Italian rhythmic gymnast

Anna Piergentili (born 12 January 2009) is an Italian rhythmic gymnast. She is the 2024 European ball junior silver medalist.

==Career==
===Junior===
In October 2023, she participated in the Aeon Cup in Japan with Sofia Raffaeli and Milena Baldassarri, representing their club Ginnastica Farbiano and finishing 4th. Piergentili took 8th place in junior category.

Piergentili join the Italian National Team at the start of 2024. During the year, she participated in the International Sofia Cup in Sofia, Ritam Cup in Belgrade and the European Cup in Baku. In Baku, she placed 4th in the team competition.
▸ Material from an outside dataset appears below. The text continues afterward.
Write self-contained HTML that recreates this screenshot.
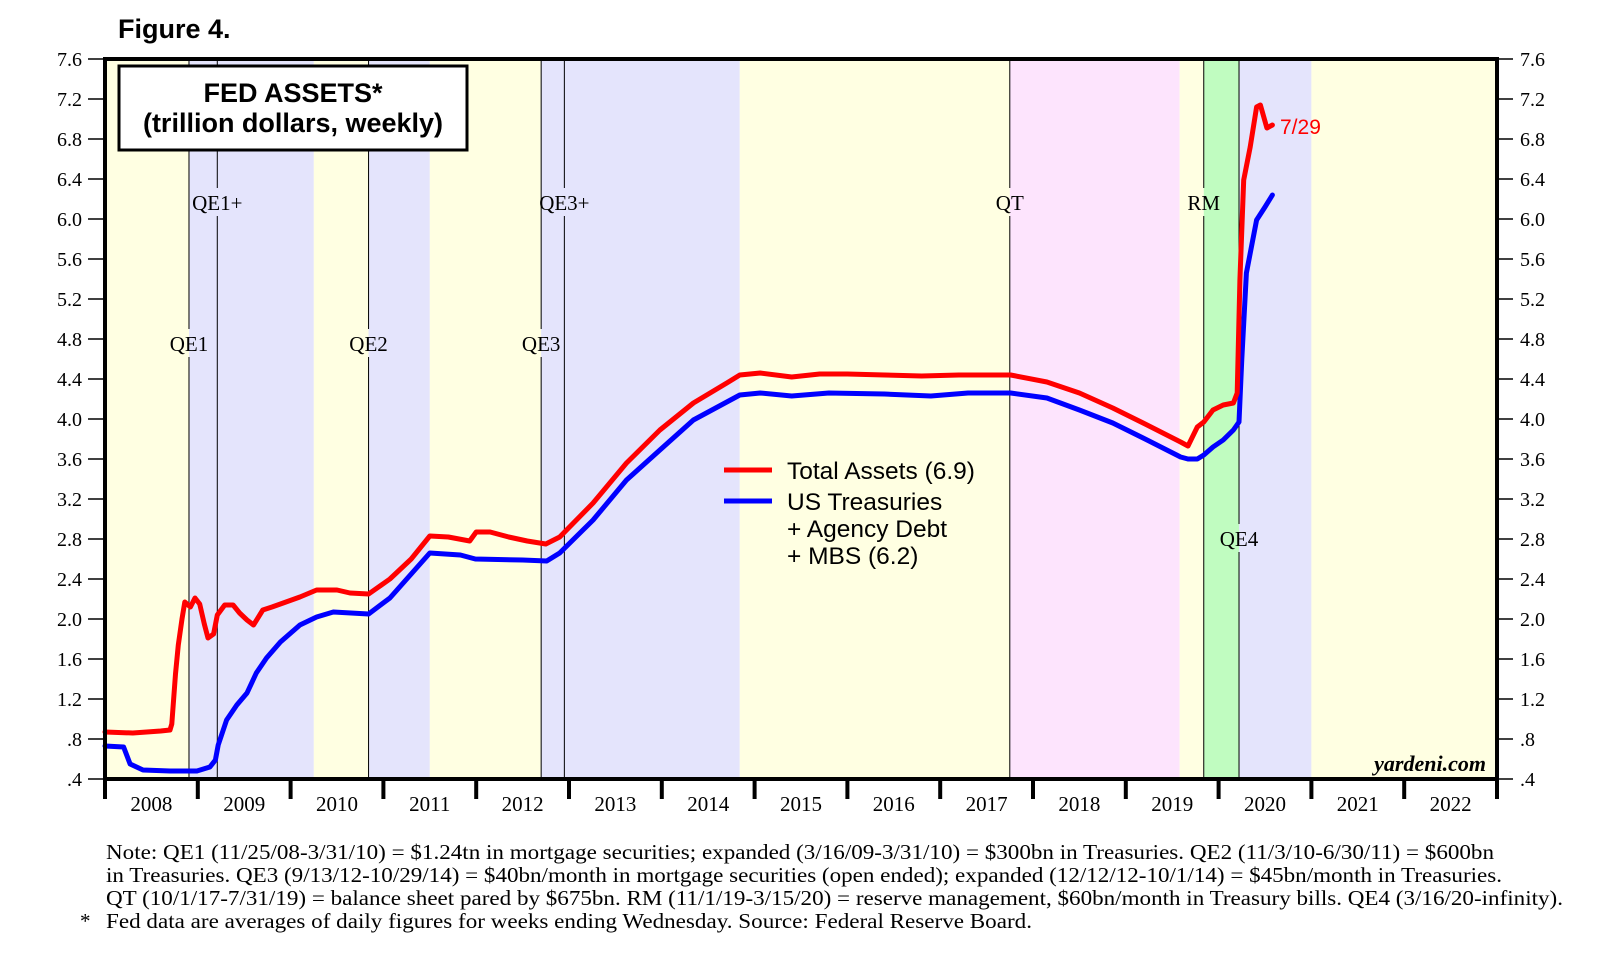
<!DOCTYPE html>
<html><head><meta charset="utf-8"><style>
body{margin:0;background:#fff;width:1610px;height:968px;overflow:hidden}
svg{display:block}
.ser{font-family:"Liberation Serif",serif}
.san{font-family:"Liberation Sans",sans-serif}
</style></head><body>
<svg id="c" width="1610" height="968" xmlns="http://www.w3.org/2000/svg">
<g id="bands"></g><g id="vlines"></g><g id="grid"></g><g id="series"></g><g id="axes"></g>
<text x="118" y="38" class="san" font-size="27" font-weight="bold">Figure 4.</text>
<g>
<rect x="119" y="66" width="348" height="84" fill="#fff" stroke="#000" stroke-width="3"/>
<text x="293" y="102" text-anchor="middle" class="san" font-size="27" font-weight="bold">FED ASSETS*</text>
<text x="293" y="132" text-anchor="middle" class="san" font-size="27" font-weight="bold">(trillion dollars, weekly)</text>
</g>
<g>
<line x1="724" y1="470" x2="772" y2="470" stroke="#ff0000" stroke-width="5"/>
<line x1="724" y1="501" x2="772" y2="501" stroke="#0000ff" stroke-width="5"/>
<text x="787" y="479" class="san" font-size="24.5">Total Assets (6.9)</text>
<text class="san" font-size="24.5"><tspan x="787" y="510">US Treasuries</tspan><tspan x="787" y="537">+ Agency Debt</tspan><tspan x="787" y="564">+ MBS (6.2)</tspan></text>
</g>
<text x="1280" y="134" class="san" font-size="21" fill="#ff0000">7/29</text>
<text x="1486" y="771" text-anchor="end" class="ser" font-size="22" font-weight="bold" font-style="italic">yardeni.com</text>
<g class="ser" font-size="21">
<text x="106" y="859" textLength="1388" lengthAdjust="spacingAndGlyphs">Note: QE1 (11/25/08-3/31/10) = $1.24tn in mortgage securities; expanded (3/16/09-3/31/10) = $300bn in Treasuries. QE2 (11/3/10-6/30/11) = $600bn</text>
<text x="106" y="882" textLength="1396" lengthAdjust="spacingAndGlyphs">in Treasuries. QE3 (9/13/12-10/29/14) = $40bn/month in mortgage securities (open ended); expanded (12/12/12-10/1/14) = $45bn/month in Treasuries.</text>
<text x="106" y="905" textLength="1457" lengthAdjust="spacingAndGlyphs">QT (10/1/17-7/31/19) = balance sheet pared by $675bn. RM (11/1/19-3/15/20) = reserve management, $60bn/month in Treasury bills. QE4 (3/16/20-infinity).</text>
<text x="80" y="928">*</text>
<text x="106" y="928" textLength="926" lengthAdjust="spacingAndGlyphs">Fed data are averages of daily figures for weeks ending Wednesday. Source: Federal Reserve Board.</text>
</g>
</svg>
<script>
const years=[2008,2009,2010,2011,2012,2013,2014,2015,2016,2017,2018,2019,2020,2021,2022];
const yTicks=[0.4,0.8,1.2,1.6,2.0,2.4,2.8,3.2,3.6,4.0,4.4,4.8,5.2,5.6,6.0,6.4,6.8,7.2,7.6];
const yTickLabels=[".4",".8","1.2","1.6","2.0","2.4","2.8","3.2","3.6","4.0","4.4","4.8","5.2","5.6","6.0","6.4","6.8","7.2","7.6"];
const bandStarts=[2008.0,2008.905,2010.25,2010.84,2011.5,2012.7,2014.84,2017.75,2019.58,2019.84,2020.22,2021.0];
const bandEnds=[2008.905,2010.25,2010.84,2011.5,2012.7,2014.84,2017.75,2019.58,2019.84,2020.22,2021.0,2023.0];
const bandColors=["#ffffe2","#e4e4fc","#ffffe2","#e4e4fc","#ffffe2","#e4e4fc","#ffffe2","#fde4fd","#ffffe2","#c0fcc0","#e4e4fc","#ffffe2"];
const eventNames=["QE1","QE1+","QE2","QE3","QE3+","QT","RM","QE4"];
const eventDates=[2008.905,2009.21,2010.84,2012.7,2012.95,2017.75,2019.84,2020.22];
const eventLabelVals=[4.75,6.16,4.75,4.75,6.16,6.16,6.16,2.8];
const totalX=[2008.0,2008.3,2008.6,2008.7,2008.72,2008.76,2008.79,2008.83,2008.86,2008.92,2008.97,2009.02,2009.07,2009.11,2009.17,2009.21,2009.29,2009.38,2009.45,2009.53,2009.6,2009.7,2009.8,2009.92,2010.1,2010.28,2010.5,2010.64,2010.84,2011.07,2011.3,2011.5,2011.7,2011.93,2012.0,2012.15,2012.35,2012.55,2012.75,2012.9,2013.26,2013.62,2013.98,2014.34,2014.7,2014.84,2015.06,2015.4,2015.7,2016.0,2016.4,2016.8,2017.2,2017.76,2018.15,2018.5,2018.86,2019.23,2019.59,2019.67,2019.77,2019.84,2019.94,2020.05,2020.16,2020.2,2020.23,2020.27,2020.34,2020.41,2020.45,2020.52,2020.58];
const totalV=[0.87,0.86,0.88,0.89,0.95,1.45,1.74,2.0,2.17,2.12,2.21,2.15,1.95,1.81,1.85,2.04,2.14,2.14,2.06,1.99,1.94,2.09,2.12,2.16,2.22,2.29,2.29,2.26,2.25,2.4,2.6,2.83,2.82,2.78,2.87,2.87,2.82,2.78,2.75,2.82,3.16,3.56,3.89,4.16,4.36,4.44,4.46,4.42,4.45,4.45,4.44,4.43,4.44,4.44,4.37,4.26,4.11,3.94,3.77,3.73,3.92,3.97,4.09,4.14,4.16,4.26,5.39,6.39,6.72,7.12,7.14,6.91,6.94];
const secX=[2008.0,2008.2,2008.27,2008.41,2008.7,2008.99,2009.13,2009.19,2009.22,2009.31,2009.42,2009.53,2009.63,2009.74,2009.89,2010.1,2010.28,2010.46,2010.84,2011.07,2011.5,2011.83,2011.99,2012.5,2012.76,2012.9,2013.26,2013.62,2013.98,2014.34,2014.7,2014.84,2015.06,2015.4,2015.8,2016.4,2016.9,2017.3,2017.76,2018.15,2018.5,2018.86,2019.23,2019.59,2019.67,2019.77,2019.84,2019.94,2020.05,2020.16,2020.22,2020.25,2020.3,2020.41,2020.5,2020.58];
const secV=[0.73,0.72,0.55,0.49,0.48,0.48,0.52,0.59,0.74,0.99,1.14,1.26,1.46,1.61,1.77,1.94,2.02,2.07,2.05,2.21,2.66,2.64,2.6,2.59,2.58,2.66,2.99,3.39,3.69,3.99,4.17,4.24,4.26,4.23,4.26,4.25,4.23,4.26,4.26,4.21,4.09,3.96,3.79,3.62,3.6,3.6,3.64,3.72,3.79,3.89,3.97,4.6,5.46,5.99,6.12,6.24];

const L=105,R=1497,T=59,B=779;
const xs=t=>L+(t-2008)*(R-L)/15;
const ys=v=>B-(v-0.4)*(B-T)/7.2;
const NS="http://www.w3.org/2000/svg";
function mk(tag,parent,attrs){const e=document.createElementNS(NS,tag);for(const k in attrs)e.setAttribute(k,attrs[k]);parent.appendChild(e);return e;}
const gB=document.getElementById('bands'),gV=document.getElementById('vlines'),gS=document.getElementById('series'),gA=document.getElementById('axes');
bandStarts.forEach((s,i)=>{
  const r=mk('rect',gB,{x:xs(s),y:T,width:Math.min(xs(bandEnds[i]),R)-xs(s),height:B-T,fill:bandColors[i]});
  
  
});
eventDates.forEach((d,i)=>{
  const x=xs(d),ly=ys(eventLabelVals[i]);
  const l1=mk('line',gV,{x1:x,y1:T,x2:x,y2:ly-15,stroke:'#000','stroke-width':1});
  
  
  const l2=mk('line',gV,{x1:x,y1:ly+13,x2:x,y2:B,stroke:'#000','stroke-width':1});
  
  
  const t=mk('text',gV,{x:x,y:ly+7,'text-anchor':'middle','font-size':21,'font-family':'Liberation Serif, serif'});
  t.textContent=eventNames[i];
  
  
});
function path(X,V,color,name){
  const d=X.map((t,i)=>(i?'L':'M')+xs(t).toFixed(1)+','+ys(V[i]).toFixed(1)).join('');
  const p=mk('path',gS,{d:d,fill:'none',stroke:color,'stroke-width':5,'stroke-linejoin':'round','stroke-linecap':'round'});
  
  
}
path(secX,secV,'#0000ff','securities-line');
path(totalX,totalV,'#ff0000','total-assets-line');
const fr=mk('rect',gA,{x:L,y:T,width:R-L,height:B-T,fill:'none',stroke:'#000','stroke-width':4});


yTicks.forEach((v,i)=>{
  const y=ys(v);
  mk('line',gA,{x1:L-17,y1:y,x2:L,y2:y,stroke:'#000','stroke-width':1.5});
  mk('line',gA,{x1:R,y1:y,x2:R+16,y2:y,stroke:'#000','stroke-width':1.5});
  const a=mk('text',gA,{x:82,y:y+7,'text-anchor':'end','font-size':20,'font-family':'Liberation Serif, serif'});
  a.textContent=yTickLabels[i];
  
  
  const b=mk('text',gA,{x:1520,y:y+7,'font-size':20,'font-family':'Liberation Serif, serif'});
  b.textContent=yTickLabels[i];
  
  
});
for(let i=0;i<=years.length;i++){
  const x=xs(2008+i);
  mk('line',gA,{x1:x,y1:B,x2:x,y2:799,stroke:'#000','stroke-width':4});
}
years.forEach(yv=>{
  const t=mk('text',gA,{x:xs(yv+0.5),y:811,'text-anchor':'middle','font-size':21,'font-family':'Liberation Serif, serif'});
  t.textContent=yv;
  
  
});
</script>
</body></html>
Ultimately, she was selected to represent Italy at the 2024 Rhythmic Gymnastics European Championships in Budapest alongside Ludovica Platoni, Magherita Fucci and Carlotta Fulignati. With her only routine being with the ball, she qualified into the ball final in second place and placed fifth in the team competition. In the ball final, she won the silver medal behind Israeli Meital Maayam Sumkin. In September, Piergentili participated in the Aeon Cup in Japan, once again with Sofia Raffaeli and Milena Baldassarri. She placed sixth in the junior all-around competition, and she won the bronze medal in the team competition. On 10 November, she placed 3rd at the Italian Junior Gold National Championships in the Junior 3 category. She also won gold in ball, silver in ribbon and bronze in clubs.

===Senior===
In 2025, Piergentili made her senior debut in late February by competing for her club Fabriano during the first stage of the Italian Serie A1 club championship, she competed with the ribbon in the first stage and they placed 7th. The second stage was held on March 15, where Piergentili performed her ball routine and helped her team Fabriano reach 3rd place. On 12 April, Team Fabriano competed at their home stage in Osimo; Piergentili performed her clubs routine, which helped the team win first place. On 14 June, she competed at the 2025 Italian National Championships and took 6th place in the all-around due to some mistakes in her ribbon routine. The day after, she won two bronze medals in the hoop and clubs finals just behind Sofia Raffaeli and Tara Dragas, and she also finished in 4th place in the ball final.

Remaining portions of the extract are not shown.